_Stored records_.
+ + + + + + +

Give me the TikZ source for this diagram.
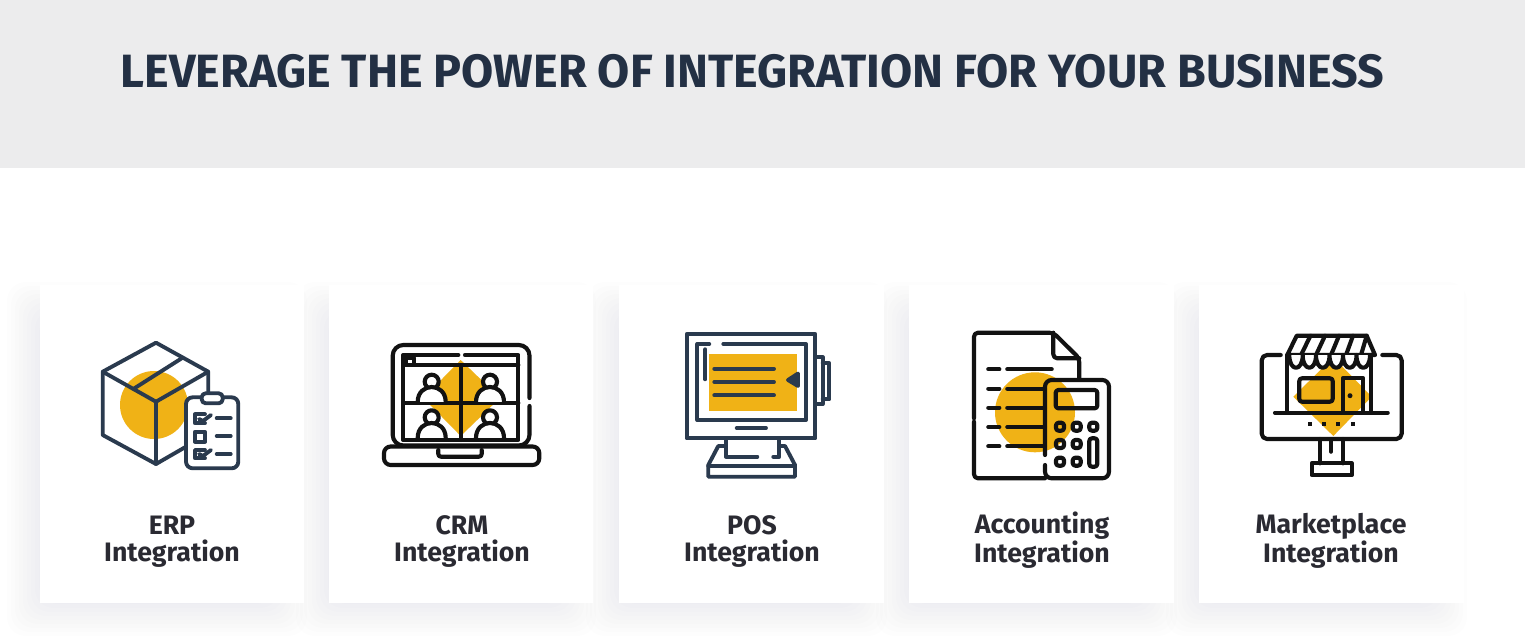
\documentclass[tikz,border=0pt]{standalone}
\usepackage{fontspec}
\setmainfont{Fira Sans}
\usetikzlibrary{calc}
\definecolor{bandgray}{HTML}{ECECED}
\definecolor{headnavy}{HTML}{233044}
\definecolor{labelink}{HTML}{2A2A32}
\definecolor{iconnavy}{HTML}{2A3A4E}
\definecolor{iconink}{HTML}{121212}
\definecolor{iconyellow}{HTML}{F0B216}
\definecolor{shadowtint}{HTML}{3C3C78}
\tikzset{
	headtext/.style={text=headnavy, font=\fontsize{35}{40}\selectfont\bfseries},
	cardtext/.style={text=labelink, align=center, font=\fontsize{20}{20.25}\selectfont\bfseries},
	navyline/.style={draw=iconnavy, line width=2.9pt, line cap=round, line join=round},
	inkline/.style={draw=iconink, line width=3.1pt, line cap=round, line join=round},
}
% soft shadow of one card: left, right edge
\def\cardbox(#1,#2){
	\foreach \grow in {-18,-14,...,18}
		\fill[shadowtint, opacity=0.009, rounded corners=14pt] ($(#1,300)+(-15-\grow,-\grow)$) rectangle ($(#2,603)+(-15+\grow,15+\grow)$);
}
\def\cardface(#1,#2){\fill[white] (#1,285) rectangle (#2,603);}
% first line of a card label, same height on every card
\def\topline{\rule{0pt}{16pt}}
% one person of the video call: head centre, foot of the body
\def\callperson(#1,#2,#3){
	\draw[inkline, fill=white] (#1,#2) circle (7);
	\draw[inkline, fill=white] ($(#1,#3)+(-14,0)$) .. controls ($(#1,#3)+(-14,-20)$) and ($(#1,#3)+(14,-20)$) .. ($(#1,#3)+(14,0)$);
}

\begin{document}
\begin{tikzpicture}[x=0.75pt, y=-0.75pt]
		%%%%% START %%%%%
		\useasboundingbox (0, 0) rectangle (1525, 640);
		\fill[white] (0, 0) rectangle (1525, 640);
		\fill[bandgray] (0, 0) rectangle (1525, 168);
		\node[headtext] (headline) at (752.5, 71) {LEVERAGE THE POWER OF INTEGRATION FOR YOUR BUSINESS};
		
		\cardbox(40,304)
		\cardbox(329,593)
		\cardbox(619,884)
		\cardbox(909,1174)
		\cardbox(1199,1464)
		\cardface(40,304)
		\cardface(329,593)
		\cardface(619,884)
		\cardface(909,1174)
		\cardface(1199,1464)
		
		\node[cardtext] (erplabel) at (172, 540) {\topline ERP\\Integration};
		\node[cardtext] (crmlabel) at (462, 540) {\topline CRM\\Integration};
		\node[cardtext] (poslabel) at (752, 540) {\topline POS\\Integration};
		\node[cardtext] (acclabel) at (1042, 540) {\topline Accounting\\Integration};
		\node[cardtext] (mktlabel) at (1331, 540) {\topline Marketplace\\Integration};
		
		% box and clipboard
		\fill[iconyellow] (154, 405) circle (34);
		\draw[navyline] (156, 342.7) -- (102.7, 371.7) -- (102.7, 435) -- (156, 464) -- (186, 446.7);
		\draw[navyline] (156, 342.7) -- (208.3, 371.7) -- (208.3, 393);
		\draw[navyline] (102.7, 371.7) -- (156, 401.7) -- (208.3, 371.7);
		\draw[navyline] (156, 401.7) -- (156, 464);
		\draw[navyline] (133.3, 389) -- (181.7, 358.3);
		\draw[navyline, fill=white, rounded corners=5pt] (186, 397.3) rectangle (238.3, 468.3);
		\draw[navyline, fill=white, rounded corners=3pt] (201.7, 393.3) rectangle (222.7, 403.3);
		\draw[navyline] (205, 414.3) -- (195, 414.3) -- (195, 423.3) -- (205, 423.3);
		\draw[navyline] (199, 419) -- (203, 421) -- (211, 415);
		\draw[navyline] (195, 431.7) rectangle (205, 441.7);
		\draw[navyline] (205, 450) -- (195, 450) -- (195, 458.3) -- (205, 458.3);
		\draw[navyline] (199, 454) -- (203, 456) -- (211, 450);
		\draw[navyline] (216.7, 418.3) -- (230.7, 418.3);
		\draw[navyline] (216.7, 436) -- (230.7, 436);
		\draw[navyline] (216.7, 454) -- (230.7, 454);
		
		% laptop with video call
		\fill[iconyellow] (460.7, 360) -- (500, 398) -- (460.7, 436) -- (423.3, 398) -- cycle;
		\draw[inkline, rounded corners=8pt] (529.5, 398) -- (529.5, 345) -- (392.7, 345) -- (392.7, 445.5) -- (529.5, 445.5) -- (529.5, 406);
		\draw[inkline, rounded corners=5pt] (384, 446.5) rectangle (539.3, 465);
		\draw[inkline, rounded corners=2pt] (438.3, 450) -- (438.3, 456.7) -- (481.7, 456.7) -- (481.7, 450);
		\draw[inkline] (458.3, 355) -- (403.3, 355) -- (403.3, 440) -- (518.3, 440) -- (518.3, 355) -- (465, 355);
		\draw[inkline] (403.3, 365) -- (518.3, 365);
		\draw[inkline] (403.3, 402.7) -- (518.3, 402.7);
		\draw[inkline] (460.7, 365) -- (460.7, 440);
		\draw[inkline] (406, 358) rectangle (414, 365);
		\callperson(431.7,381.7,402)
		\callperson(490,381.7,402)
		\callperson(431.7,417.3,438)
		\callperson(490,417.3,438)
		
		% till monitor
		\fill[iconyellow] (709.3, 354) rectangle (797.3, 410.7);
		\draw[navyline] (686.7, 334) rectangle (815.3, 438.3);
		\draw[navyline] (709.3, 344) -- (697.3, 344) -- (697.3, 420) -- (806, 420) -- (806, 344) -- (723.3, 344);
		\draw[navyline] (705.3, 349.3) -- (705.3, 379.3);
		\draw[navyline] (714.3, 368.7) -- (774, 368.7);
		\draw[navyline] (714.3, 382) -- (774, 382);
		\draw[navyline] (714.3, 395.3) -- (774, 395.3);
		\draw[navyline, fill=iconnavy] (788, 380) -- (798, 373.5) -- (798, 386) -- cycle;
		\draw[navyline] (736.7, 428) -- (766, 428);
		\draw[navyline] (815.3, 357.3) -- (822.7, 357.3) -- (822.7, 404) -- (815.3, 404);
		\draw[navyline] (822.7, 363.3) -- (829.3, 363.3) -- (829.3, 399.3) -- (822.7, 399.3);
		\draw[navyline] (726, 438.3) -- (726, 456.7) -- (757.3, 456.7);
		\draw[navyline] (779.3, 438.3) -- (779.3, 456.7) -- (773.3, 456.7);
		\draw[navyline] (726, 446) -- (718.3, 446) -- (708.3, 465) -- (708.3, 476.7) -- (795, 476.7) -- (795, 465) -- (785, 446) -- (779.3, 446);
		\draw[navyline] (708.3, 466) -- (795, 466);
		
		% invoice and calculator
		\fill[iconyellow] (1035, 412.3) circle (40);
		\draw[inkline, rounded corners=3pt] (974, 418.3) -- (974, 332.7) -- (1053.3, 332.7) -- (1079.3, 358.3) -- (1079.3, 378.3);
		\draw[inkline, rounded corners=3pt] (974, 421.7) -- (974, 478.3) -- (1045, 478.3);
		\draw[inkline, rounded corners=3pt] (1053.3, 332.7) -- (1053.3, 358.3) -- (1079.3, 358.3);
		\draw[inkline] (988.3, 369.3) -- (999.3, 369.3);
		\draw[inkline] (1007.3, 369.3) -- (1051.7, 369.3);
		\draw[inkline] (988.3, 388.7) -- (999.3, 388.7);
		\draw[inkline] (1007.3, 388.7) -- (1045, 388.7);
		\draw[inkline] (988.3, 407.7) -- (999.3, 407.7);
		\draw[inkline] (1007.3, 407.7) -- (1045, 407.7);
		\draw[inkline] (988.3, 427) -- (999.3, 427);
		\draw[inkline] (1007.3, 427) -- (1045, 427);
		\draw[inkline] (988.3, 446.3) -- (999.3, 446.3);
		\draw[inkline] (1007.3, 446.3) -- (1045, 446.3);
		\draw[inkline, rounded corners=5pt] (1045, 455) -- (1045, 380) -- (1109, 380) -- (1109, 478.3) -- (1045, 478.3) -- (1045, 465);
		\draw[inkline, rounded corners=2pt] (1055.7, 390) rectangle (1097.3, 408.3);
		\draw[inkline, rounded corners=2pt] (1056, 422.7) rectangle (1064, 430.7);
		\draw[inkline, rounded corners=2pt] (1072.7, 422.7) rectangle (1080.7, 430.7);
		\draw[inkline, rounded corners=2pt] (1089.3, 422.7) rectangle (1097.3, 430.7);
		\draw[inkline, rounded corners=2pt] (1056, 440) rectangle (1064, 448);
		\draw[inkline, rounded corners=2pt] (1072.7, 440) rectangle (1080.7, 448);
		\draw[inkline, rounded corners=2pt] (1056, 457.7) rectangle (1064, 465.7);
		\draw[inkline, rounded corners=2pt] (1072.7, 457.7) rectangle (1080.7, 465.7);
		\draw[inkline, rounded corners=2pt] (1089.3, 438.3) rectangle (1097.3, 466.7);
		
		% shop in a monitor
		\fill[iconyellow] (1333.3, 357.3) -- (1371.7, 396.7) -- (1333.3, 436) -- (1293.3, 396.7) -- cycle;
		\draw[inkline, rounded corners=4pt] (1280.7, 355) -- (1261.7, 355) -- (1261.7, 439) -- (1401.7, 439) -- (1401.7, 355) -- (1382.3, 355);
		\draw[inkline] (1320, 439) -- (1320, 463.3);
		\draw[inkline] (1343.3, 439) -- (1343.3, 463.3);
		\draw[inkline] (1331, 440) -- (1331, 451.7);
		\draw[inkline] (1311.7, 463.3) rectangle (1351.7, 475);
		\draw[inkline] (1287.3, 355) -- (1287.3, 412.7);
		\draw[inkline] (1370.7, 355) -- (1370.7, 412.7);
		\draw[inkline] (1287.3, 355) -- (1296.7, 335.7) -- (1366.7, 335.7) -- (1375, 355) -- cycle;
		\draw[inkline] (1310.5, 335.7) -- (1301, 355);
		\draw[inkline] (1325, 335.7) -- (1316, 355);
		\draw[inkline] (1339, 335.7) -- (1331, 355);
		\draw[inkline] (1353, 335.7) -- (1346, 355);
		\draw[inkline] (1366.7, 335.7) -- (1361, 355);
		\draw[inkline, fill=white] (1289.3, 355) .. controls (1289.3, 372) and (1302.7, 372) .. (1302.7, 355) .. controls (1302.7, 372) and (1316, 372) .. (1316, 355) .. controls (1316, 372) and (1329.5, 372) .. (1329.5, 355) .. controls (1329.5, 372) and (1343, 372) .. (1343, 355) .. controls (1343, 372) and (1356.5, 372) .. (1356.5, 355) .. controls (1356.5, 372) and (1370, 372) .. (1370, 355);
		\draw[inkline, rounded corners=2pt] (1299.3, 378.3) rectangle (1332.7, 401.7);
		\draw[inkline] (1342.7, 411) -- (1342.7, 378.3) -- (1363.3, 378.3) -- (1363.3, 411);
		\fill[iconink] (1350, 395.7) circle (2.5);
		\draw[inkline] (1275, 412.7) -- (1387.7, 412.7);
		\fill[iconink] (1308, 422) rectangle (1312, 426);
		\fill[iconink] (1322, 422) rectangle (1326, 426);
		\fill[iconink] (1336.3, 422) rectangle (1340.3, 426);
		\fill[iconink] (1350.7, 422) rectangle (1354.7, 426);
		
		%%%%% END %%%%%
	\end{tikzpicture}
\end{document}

+ + + + + + +

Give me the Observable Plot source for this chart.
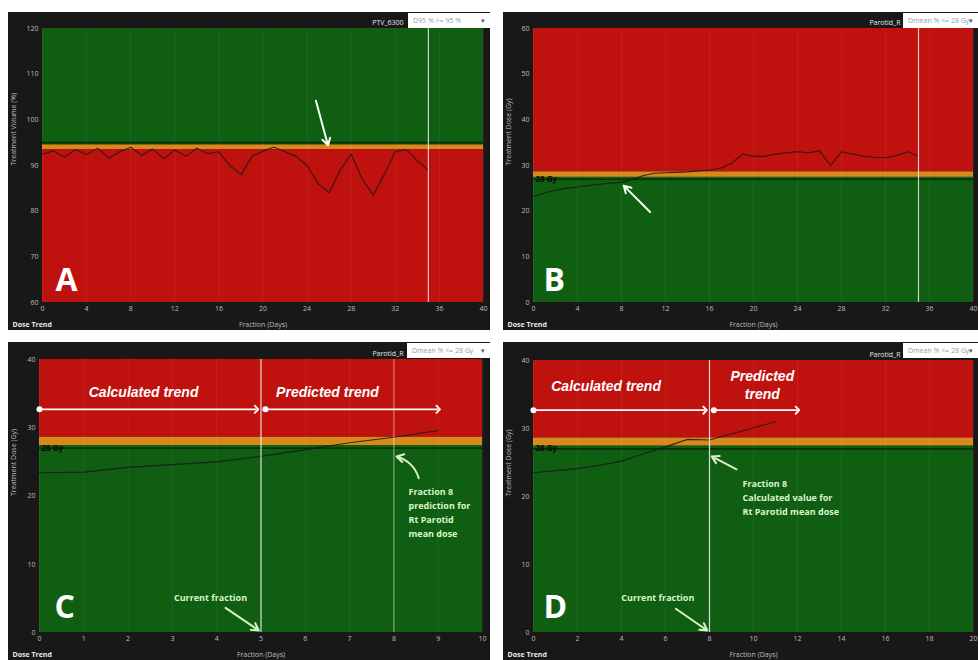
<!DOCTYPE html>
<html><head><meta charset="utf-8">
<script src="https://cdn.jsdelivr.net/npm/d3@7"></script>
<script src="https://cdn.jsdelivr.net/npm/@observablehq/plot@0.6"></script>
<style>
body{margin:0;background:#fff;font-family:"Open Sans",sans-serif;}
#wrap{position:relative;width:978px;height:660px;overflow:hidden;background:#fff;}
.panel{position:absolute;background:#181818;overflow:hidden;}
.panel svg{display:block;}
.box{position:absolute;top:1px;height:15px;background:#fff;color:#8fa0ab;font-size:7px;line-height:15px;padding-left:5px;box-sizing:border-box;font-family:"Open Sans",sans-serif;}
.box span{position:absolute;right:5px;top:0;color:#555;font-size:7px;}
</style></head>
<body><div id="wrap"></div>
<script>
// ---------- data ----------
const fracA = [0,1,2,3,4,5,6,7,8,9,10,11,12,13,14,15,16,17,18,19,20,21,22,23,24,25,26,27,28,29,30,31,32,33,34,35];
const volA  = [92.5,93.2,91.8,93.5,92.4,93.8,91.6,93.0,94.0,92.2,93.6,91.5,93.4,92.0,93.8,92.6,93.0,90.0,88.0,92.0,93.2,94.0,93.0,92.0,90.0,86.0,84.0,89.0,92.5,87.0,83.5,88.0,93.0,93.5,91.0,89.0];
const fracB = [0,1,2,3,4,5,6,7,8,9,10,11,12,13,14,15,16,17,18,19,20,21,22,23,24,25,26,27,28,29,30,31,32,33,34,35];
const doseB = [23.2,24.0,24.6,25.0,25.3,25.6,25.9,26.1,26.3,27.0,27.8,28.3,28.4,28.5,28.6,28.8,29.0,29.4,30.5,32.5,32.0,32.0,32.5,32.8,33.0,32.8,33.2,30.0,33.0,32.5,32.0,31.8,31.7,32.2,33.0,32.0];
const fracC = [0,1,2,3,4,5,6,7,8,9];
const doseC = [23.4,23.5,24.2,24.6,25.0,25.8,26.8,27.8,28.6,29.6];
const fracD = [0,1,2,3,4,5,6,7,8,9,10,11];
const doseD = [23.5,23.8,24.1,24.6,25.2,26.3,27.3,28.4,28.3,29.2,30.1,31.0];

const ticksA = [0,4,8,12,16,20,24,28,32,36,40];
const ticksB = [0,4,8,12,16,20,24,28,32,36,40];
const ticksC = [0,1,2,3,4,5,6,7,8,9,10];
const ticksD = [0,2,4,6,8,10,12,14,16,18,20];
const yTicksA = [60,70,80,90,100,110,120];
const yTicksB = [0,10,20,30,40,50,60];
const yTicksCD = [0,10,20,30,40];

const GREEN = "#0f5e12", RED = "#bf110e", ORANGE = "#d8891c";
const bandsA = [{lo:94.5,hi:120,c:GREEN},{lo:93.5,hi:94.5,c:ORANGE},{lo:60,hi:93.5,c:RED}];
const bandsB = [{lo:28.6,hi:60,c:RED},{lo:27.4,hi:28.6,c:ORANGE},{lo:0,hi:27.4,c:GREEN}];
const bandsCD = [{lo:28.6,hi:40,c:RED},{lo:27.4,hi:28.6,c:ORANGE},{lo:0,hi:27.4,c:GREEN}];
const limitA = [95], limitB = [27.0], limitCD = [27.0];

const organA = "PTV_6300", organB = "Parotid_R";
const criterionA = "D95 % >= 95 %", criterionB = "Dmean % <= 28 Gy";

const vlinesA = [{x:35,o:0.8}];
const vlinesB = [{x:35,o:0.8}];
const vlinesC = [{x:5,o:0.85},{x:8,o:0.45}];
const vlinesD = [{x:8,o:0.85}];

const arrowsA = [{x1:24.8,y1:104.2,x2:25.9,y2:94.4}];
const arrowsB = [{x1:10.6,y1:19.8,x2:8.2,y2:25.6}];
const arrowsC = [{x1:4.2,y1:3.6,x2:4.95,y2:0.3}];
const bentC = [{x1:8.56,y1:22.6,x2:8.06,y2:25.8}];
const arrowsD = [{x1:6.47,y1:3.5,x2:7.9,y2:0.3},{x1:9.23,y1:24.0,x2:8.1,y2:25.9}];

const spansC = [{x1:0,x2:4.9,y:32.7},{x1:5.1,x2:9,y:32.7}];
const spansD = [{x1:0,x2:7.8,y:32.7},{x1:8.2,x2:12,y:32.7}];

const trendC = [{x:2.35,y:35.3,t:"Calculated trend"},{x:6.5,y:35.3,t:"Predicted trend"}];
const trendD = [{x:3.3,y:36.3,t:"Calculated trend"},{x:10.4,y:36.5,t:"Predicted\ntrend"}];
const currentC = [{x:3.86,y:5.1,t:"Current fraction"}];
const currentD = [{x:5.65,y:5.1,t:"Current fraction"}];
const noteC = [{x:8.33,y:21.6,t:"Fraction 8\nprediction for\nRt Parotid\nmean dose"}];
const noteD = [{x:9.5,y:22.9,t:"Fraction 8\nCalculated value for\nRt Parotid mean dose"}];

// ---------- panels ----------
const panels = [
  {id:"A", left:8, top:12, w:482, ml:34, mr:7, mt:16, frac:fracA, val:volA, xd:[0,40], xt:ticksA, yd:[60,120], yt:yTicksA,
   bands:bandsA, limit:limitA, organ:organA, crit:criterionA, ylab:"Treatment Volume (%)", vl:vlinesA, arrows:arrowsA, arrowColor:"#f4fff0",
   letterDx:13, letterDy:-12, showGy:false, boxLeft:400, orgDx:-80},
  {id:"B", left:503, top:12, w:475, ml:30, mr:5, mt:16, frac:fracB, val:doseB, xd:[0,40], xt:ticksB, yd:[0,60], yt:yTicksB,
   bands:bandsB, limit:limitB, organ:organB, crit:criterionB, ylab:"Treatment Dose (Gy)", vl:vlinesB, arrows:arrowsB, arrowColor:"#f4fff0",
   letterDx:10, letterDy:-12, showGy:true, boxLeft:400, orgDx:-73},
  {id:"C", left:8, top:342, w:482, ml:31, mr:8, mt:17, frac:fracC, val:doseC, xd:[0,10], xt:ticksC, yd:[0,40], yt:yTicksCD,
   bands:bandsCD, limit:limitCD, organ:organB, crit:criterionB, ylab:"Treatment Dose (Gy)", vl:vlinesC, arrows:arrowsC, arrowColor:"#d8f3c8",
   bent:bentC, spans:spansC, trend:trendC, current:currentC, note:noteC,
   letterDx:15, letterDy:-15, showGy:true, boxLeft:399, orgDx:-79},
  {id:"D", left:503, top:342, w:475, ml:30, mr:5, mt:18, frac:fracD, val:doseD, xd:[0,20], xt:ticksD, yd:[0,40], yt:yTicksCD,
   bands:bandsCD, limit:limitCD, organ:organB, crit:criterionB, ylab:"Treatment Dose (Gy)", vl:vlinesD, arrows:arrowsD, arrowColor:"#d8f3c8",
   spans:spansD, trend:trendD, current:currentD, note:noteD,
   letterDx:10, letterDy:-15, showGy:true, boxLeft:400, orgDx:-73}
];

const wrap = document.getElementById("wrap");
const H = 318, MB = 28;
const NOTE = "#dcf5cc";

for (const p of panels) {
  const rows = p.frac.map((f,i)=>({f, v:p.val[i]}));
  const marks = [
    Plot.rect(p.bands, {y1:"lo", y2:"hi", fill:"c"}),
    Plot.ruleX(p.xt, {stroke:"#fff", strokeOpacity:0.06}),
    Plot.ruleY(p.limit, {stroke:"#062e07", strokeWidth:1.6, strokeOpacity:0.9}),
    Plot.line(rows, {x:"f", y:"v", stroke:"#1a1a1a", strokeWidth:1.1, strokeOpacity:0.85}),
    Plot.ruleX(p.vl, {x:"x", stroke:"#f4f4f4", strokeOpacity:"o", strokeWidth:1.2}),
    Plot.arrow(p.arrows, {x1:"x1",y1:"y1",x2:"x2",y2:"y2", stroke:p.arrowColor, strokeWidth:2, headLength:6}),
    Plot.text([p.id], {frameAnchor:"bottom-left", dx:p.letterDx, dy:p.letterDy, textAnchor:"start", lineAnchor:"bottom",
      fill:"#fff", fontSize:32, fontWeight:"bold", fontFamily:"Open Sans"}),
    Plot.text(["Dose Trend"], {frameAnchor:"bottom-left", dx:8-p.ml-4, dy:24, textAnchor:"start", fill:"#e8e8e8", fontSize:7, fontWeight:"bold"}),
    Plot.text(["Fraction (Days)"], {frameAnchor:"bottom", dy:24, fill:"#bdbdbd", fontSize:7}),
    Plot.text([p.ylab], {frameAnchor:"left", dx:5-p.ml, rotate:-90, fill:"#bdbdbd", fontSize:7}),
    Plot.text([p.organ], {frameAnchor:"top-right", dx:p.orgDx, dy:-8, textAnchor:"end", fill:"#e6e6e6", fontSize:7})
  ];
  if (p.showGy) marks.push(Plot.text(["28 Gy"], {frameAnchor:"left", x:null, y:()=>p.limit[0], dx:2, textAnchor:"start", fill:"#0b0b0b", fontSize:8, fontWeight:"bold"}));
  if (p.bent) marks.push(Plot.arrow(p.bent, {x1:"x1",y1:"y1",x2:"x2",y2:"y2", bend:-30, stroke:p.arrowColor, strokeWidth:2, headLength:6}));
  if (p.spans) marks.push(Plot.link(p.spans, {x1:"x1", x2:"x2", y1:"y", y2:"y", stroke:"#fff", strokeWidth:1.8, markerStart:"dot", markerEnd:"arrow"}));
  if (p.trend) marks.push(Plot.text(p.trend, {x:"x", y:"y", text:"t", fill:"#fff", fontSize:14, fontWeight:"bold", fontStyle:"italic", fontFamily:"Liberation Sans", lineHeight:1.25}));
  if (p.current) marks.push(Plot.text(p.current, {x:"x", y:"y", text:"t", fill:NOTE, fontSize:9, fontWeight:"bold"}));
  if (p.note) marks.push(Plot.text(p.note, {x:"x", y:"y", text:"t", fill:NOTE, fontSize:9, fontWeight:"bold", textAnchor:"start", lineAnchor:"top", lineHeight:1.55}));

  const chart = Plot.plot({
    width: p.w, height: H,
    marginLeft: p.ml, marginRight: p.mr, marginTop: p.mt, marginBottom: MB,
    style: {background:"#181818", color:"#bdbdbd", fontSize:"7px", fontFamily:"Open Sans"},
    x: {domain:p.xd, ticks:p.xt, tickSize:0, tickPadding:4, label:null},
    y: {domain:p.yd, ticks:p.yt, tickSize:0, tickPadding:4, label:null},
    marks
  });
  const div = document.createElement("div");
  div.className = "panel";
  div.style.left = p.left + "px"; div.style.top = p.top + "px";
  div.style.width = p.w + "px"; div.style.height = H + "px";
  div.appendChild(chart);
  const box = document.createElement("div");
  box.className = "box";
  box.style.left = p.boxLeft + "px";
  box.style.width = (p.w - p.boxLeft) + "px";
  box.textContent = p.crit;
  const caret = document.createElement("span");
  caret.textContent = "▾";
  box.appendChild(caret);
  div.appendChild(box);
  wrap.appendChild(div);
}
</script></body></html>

+ + + + + + +

_Task description_.
Only the lines starting at the line with "Give me the Observable" and ending at the line with "const limitA = [95], limitB" should be printed again, exactly and with both ends kept; omit the pictures.

_Solution to the exercise_.
Give me the Observable Plot source for this chart.
<!DOCTYPE html>
<html><head><meta charset="utf-8">
<script src="https://cdn.jsdelivr.net/npm/d3@7"></script>
<script src="https://cdn.jsdelivr.net/npm/@observablehq/plot@0.6"></script>
<style>
body{margin:0;background:#fff;font-family:"Open Sans",sans-serif;}
#wrap{position:relative;width:978px;height:660px;overflow:hidden;background:#fff;}
.panel{position:absolute;background:#181818;overflow:hidden;}
.panel svg{display:block;}
.box{position:absolute;top:1px;height:15px;background:#fff;color:#8fa0ab;font-size:7px;line-height:15px;padding-left:5px;box-sizing:border-box;font-family:"Open Sans",sans-serif;}
.box span{position:absolute;right:5px;top:0;color:#555;font-size:7px;}
</style></head>
<body><div id="wrap"></div>
<script>
// ---------- data ----------
const fracA = [0,1,2,3,4,5,6,7,8,9,10,11,12,13,14,15,16,17,18,19,20,21,22,23,24,25,26,27,28,29,30,31,32,33,34,35];
const volA  = [92.5,93.2,91.8,93.5,92.4,93.8,91.6,93.0,94.0,92.2,93.6,91.5,93.4,92.0,93.8,92.6,93.0,90.0,88.0,92.0,93.2,94.0,93.0,92.0,90.0,86.0,84.0,89.0,92.5,87.0,83.5,88.0,93.0,93.5,91.0,89.0];
const fracB = [0,1,2,3,4,5,6,7,8,9,10,11,12,13,14,15,16,17,18,19,20,21,22,23,24,25,26,27,28,29,30,31,32,33,34,35];
const doseB = [23.2,24.0,24.6,25.0,25.3,25.6,25.9,26.1,26.3,27.0,27.8,28.3,28.4,28.5,28.6,28.8,29.0,29.4,30.5,32.5,32.0,32.0,32.5,32.8,33.0,32.8,33.2,30.0,33.0,32.5,32.0,31.8,31.7,32.2,33.0,32.0];
const fracC = [0,1,2,3,4,5,6,7,8,9];
const doseC = [23.4,23.5,24.2,24.6,25.0,25.8,26.8,27.8,28.6,29.6];
const fracD = [0,1,2,3,4,5,6,7,8,9,10,11];
const doseD = [23.5,23.8,24.1,24.6,25.2,26.3,27.3,28.4,28.3,29.2,30.1,31.0];

const ticksA = [0,4,8,12,16,20,24,28,32,36,40];
const ticksB = [0,4,8,12,16,20,24,28,32,36,40];
const ticksC = [0,1,2,3,4,5,6,7,8,9,10];
const ticksD = [0,2,4,6,8,10,12,14,16,18,20];
const yTicksA = [60,70,80,90,100,110,120];
const yTicksB = [0,10,20,30,40,50,60];
const yTicksCD = [0,10,20,30,40];

const GREEN = "#0f5e12", RED = "#bf110e", ORANGE = "#d8891c";
const bandsA = [{lo:94.5,hi:120,c:GREEN},{lo:93.5,hi:94.5,c:ORANGE},{lo:60,hi:93.5,c:RED}];
const bandsB = [{lo:28.6,hi:60,c:RED},{lo:27.4,hi:28.6,c:ORANGE},{lo:0,hi:27.4,c:GREEN}];
const bandsCD = [{lo:28.6,hi:40,c:RED},{lo:27.4,hi:28.6,c:ORANGE},{lo:0,hi:27.4,c:GREEN}];
const limitA = [95], limitB = [27.0], limitCD = [27.0];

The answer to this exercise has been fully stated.